Mostly, apparently, such imagined forms are impotent and do not attract serious nasty influences - I gather there are agents of interference who inhibit most serious efforts. This is not to suggest that a satanist will not attract low life spirits and be adversely influenced by them.
 
Heaven the way its described in differing Christian sects is incredibly and quite frankly terrifying. You would essentially be an eternal spirit in heaven. Imagine sitting around all day in heaven not as human but spirit. Making random visitations and or floating around, thinking of this from my limited 3D consciousness it would get stale pretty quick.

I once horrified my Christian fundamentalist brother in law by saying that the prospect of being insipidly nice for eternity was my idea of misery and I'd rather go to hell, where things were at least interesting. I especially had no desire to mix with his mob for eternity - that would be my idea of hell.

I was trying to convey to him that a moment's thought would reveal how stupid an idea it was. But he elected to choose umbrage over reflection.
 
"A professor of surgery says students have spent so much time in front of screens and so little time using their hands that they have lost the dexterity for stitching or sewing up patients. "

Mercifully we have robots now. But, seriously, how long would it take to train hands to do that delicate work? I have no idea. Its a real question.
 
Hey Alex, I went back to the beginning to refresh memory on the 4 questions. Where are they? I didn't write them down. I dragged out one about whether we are innately discontent, and can we change that. Let's visit this.

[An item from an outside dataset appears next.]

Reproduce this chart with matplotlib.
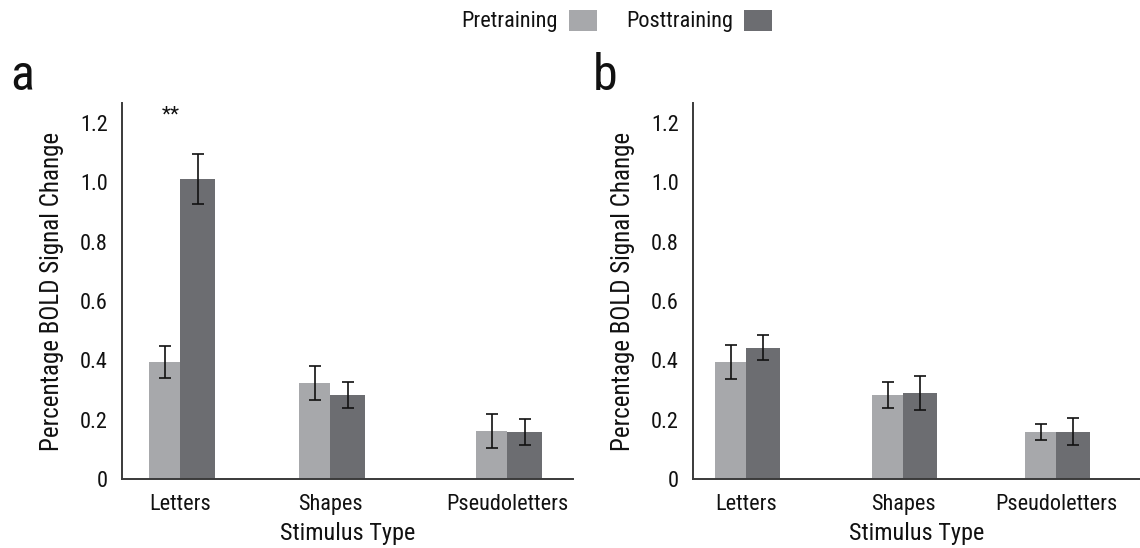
import matplotlib
matplotlib.use("Agg")
import matplotlib.pyplot as plt
from matplotlib.patches import Rectangle

plt.rcParams['font.family'] = ['Roboto Condensed', 'DejaVu Sans']

categories = ["Letters", "Shapes", "Pseudoletters"]
series_names = ["Pretraining", "Posttraining"]

a_pre = [0.395, 0.324, 0.162]
a_pre_err = [0.053, 0.057, 0.058]
a_post = [1.011, 0.283, 0.159]
a_post_err = [0.085, 0.043, 0.043]

b_pre = [0.395, 0.283, 0.159]
b_pre_err = [0.057, 0.043, 0.026]
b_post = [0.442, 0.290, 0.159]
b_post_err = [0.042, 0.057, 0.046]

yticks = [0, 0.2, 0.4, 0.6, 0.8, 1.0, 1.2]
ytick_labels = ["0", "0.2", "0.4", "0.6", "0.8", "1.0", "1.2"]

pre_color = "#a7a8ab"
post_color = "#6c6d71"
axis_color = "#3a3a3a"
text_color = "#111111"

W, H = 1140, 548
fig = plt.figure(figsize=(W / 100, H / 100), dpi=100)

def px_axes(x0, x1, y_top, y_bot):
    return fig.add_axes([x0 / W, 1 - y_bot / H, (x1 - x0) / W, (y_bot - y_top) / H])

def draw_panel(ax, pos, pre, pre_err, post, post_err, w_pre, w_post, xlim):
    ax.bar(pos, pre, width=-w_pre, align="edge", color=pre_color, zorder=2)
    ax.bar(pos, post, width=w_post, align="edge", color=post_color, zorder=2)
    xs_pre = [p - w_pre / 2 for p in pos]
    xs_post = [p + w_post / 2 for p in pos]
    ekw = dict(fmt="none", ecolor="#111111", elinewidth=1.2, capsize=4.3, capthick=1.2, zorder=3)
    ax.errorbar(xs_pre, pre, yerr=pre_err, **ekw)
    ax.errorbar(xs_post, post, yerr=post_err, **ekw)
    ax.set_xlim(*xlim)
    ax.set_ylim(0, 1.268)
    ax.set_yticks(yticks)
    ax.set_yticklabels(ytick_labels)
    ax.set_xticks(pos)
    ax.set_xticklabels(categories)
    ax.tick_params(axis="both", length=0, labelsize=16, colors=text_color)
    ax.tick_params(axis="x", pad=11)
    ax.tick_params(axis="y", pad=10)
    for s in ["top", "right"]:
        ax.spines[s].set_visible(False)
    for s in ["left", "bottom"]:
        ax.spines[s].set_color(axis_color)
        ax.spines[s].set_linewidth(1.4)
    ax.set_ylabel("Percentage BOLD Signal Change", fontsize=18, labelpad=12, color=text_color)
    ax.set_xlabel("Stimulus Type", fontsize=17.5, labelpad=5, color=text_color)

# panel a  (x units: 1 unit = 150 px)
ax_a = px_axes(122, 573, 103, 479)
pos_a = [0, 1, 2.18]
draw_panel(ax_a, pos_a, a_pre, a_pre_err, a_post, a_post_err, 31 / 150, 35 / 150,
           (-58 / 150, 393 / 150))
ax_a.text(-9 / 150, 1.228, "**", ha="center", va="center", fontsize=15, color=text_color)

# panel b  (x units: 1 unit = 157 px)
ax_b = px_axes(693, 1140, 103, 479)
pos_b = [0, 1, 310 / 157]
draw_panel(ax_b, pos_b, b_pre, b_pre_err, b_post, b_post_err, 31 / 157, 34 / 157,
           (-53 / 157, 394 / 157))

# panel letters
fig.text(10 / W, 1 - 90 / H, "a", fontsize=36, ha="left", va="baseline", color=text_color)
fig.text(593 / W, 1 - 90 / H, "b", fontsize=36, ha="left", va="baseline", color=text_color)

# legend
ly = 1 - 27 / H
fig.text(558 / W, ly, series_names[0], fontsize=16, ha="right", va="baseline", color=text_color)
fig.patches.append(Rectangle((569 / W, 1 - 31 / H), 28 / W, 21 / H, transform=fig.transFigure,
                             facecolor=pre_color, edgecolor="none"))
fig.text(733 / W, ly, series_names[1], fontsize=16, ha="right", va="baseline", color=text_color)
fig.patches.append(Rectangle((744 / W, 1 - 31 / H), 28 / W, 21 / H, transform=fig.transFigure,
                             facecolor=post_color, edgecolor="none"))

fig.savefig("out.png", dpi=100)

Are we innately discontent? About some things, yes. Might curious not be a better word than discontent? Or does a woven blend of discontents and contents in a community ensure that there is persistent change - as evolution. Consider that our rudimentary political divide is between conservative (content) and progressive (discontent).

It seems to me that our nature is inherently binary. We have contents and discontents. In a larger community the two interplay, and we call that interplay politics. We can see how this expresses in commerce - right down to the expression of chronic consumerism (neurotic discontent). The religious dimension is more complex, and worth an essay I am not going to write here. Suffice to say there is a distinction between contentment of self-satisfaction and the discontent of the urge for deeper self awareness.

Can we change it? Why would we?

What were the other questions?
 
Let's ask why 'such a god' would not permit suffering. Put up a coherent argument to defend that proposition and you are doing very well. I can give a bunch of reasons why 'such a god' would consider suffering necessary. But why suffering might be not permitted stumps me.
Well why would a god randomly assign suffering to people (because it obviously isn't based on any other criterion)? Yes, you can postulate that the suffering is for crimes in a previous life, but I feel we have become used to engaging in tortuous explanations for this puzzle, assuming the God can do what he likes, but maybe the truth is that he only has finite power - it makes a lot of sense.

David
 
Are we innately discontent?
I don't know about "innate", so let's use the term "normal"
three points about this are important to me
1. this is the claim of science as we know it... this is the claim of psychology as we know it.
2. many spiritual traditions claim that we can change.
3. dr. Jeffrey martin's research supports point number two.